The report indicates that the Islamist groups in the region are very hostile to Christianity and show this through violent acts. Northern Mali has witnessed violent attacks against Christians and churches – notably in 2012, during jihadist occupation. There have also been a series of abductions by jihadist groups, which kidnap Christian workers not only to finance operations through demanding ransoms, but also to deter Christians from working in the region. The Swiss missionary, Beatrice Stockly, kidnapped in Timbuktu in January, is still being held hostage by AQIM.

In neighbouring Niger, Islamists burned down more than 70 churches, as well as Christian homes, schools and orphanages, in a series of arson attacks in January 2015.

Rampant radicalization

Islamist groups in the Sahel, like others elsewhere, don’t tolerate other Muslims who adhere to a version of Islam different from their own. Violence and terror is their preferred modus operandi. The report suggests that any further increase in their numbers and influence would add to the difficulties Christians are facing.

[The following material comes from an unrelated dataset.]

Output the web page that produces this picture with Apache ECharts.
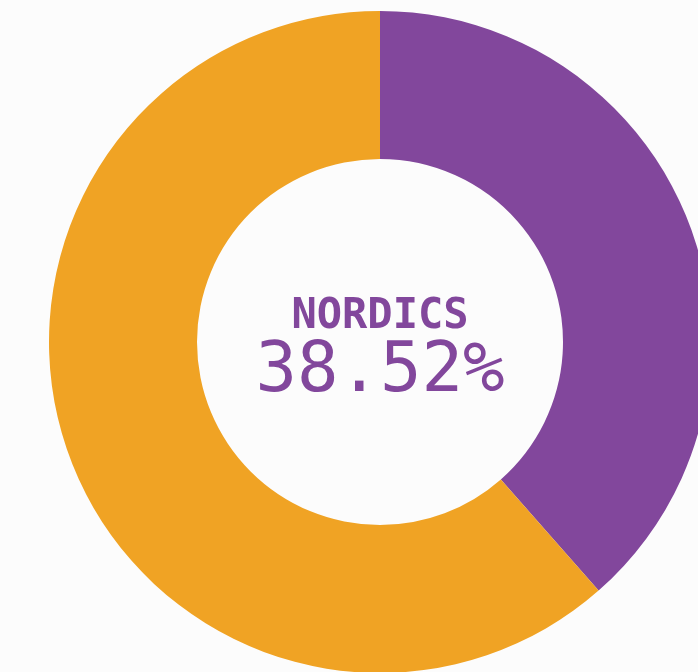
<!DOCTYPE html>
<html>
<head>
<meta charset="utf-8">
<script src="https://cdn.jsdelivr.net/npm/echarts@6/dist/echarts.min.js"></script>
<style>
  html, body { margin: 0; padding: 0; background: #fcfcfc; }
  #chart { width: 698px; height: 672px; }
</style>
</head>
<body>
<div id="chart"></div>
<script>
// slice names, values (percent) and colours
const regions = ['Nordics', 'Other']
const shares = [38.52, 61.48]
const colors = ['#82479c', '#f0a324']

const chart = echarts.init(document.getElementById('chart'))
chart.setOption({
  backgroundColor: '#fcfcfc',
  animation: false,
  graphic: [
    {
      type: 'text', x: 380, y: 317,
      style: {
        text: regions[0].toUpperCase(), fill: colors[0],
        font: 'bold 42px "DejaVu Sans Mono"', align: 'center', verticalAlign: 'middle'
      }
    },
    {
      type: 'text', x: 380, y: 373,
      style: {
        text: shares[0].toFixed(2) + '%', fill: colors[0],
        font: '69px "DejaVu Sans Mono"', align: 'center', verticalAlign: 'middle'
      }
    }
  ],
  series: [{
    type: 'pie',
    center: [380, 342],
    radius: [183, 331],
    startAngle: 90,
    clockwise: true,
    label: { show: false },
    labelLine: { show: false },
    itemStyle: { borderWidth: 0 },
    data: regions.map((n, i) => ({ name: n, value: shares[i], itemStyle: { color: colors[i] } }))
  }]
})
</script>
</body>
</html>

Even if these groups do not succeed in imposing Sharia and establishing Islamic “caliphates” at a national level, they will still contribute to the overall radicalisation of the population and the spread of an extremist and intolerant version of Islam, says the report. It says this has created an environment in which any Christian outreach ministry – not to mention the very existence of the Church itself – faces violent resistance.

The radical militancy of jihadist groups in the Sahel is also spilling over further south and giving rise to terrorist attacks in predominantly Christian parts of West Africa, notes the report. The attack on the Grand-Bassam resort in Ivory Coast (March 2016) has highlighted the vulnerability of these countries.

In the long-term, unless these groups are defeated, it is very likely that they will intensify their campaign of terrorism and violence in southern Nigeria and other West African countries which have thus far been relatively spared from terrorist activism, warns the report.

It concludes that the situation for Christians in the Sahel is precarious. It says the region is becoming a new major hotspot for Islamist groups, many of which have allied themselves to international terror franchises like IS and al-Qaeda. It is very important that the countries in the region strengthen their cooperation against these militant groups, says the report, adding that countries outside the region capable of providing assistance should also help.

In addition to robust and decisive military action, the report says it is also important not to adopt a purely one-dimensional approach. The socio-economic and political realities in the region, of which the militant groups take advantage, also need to be transformed, it says. It is only when these underlying realities are changed that Christians and non-Christians will be able to enjoy security and freedom in the region.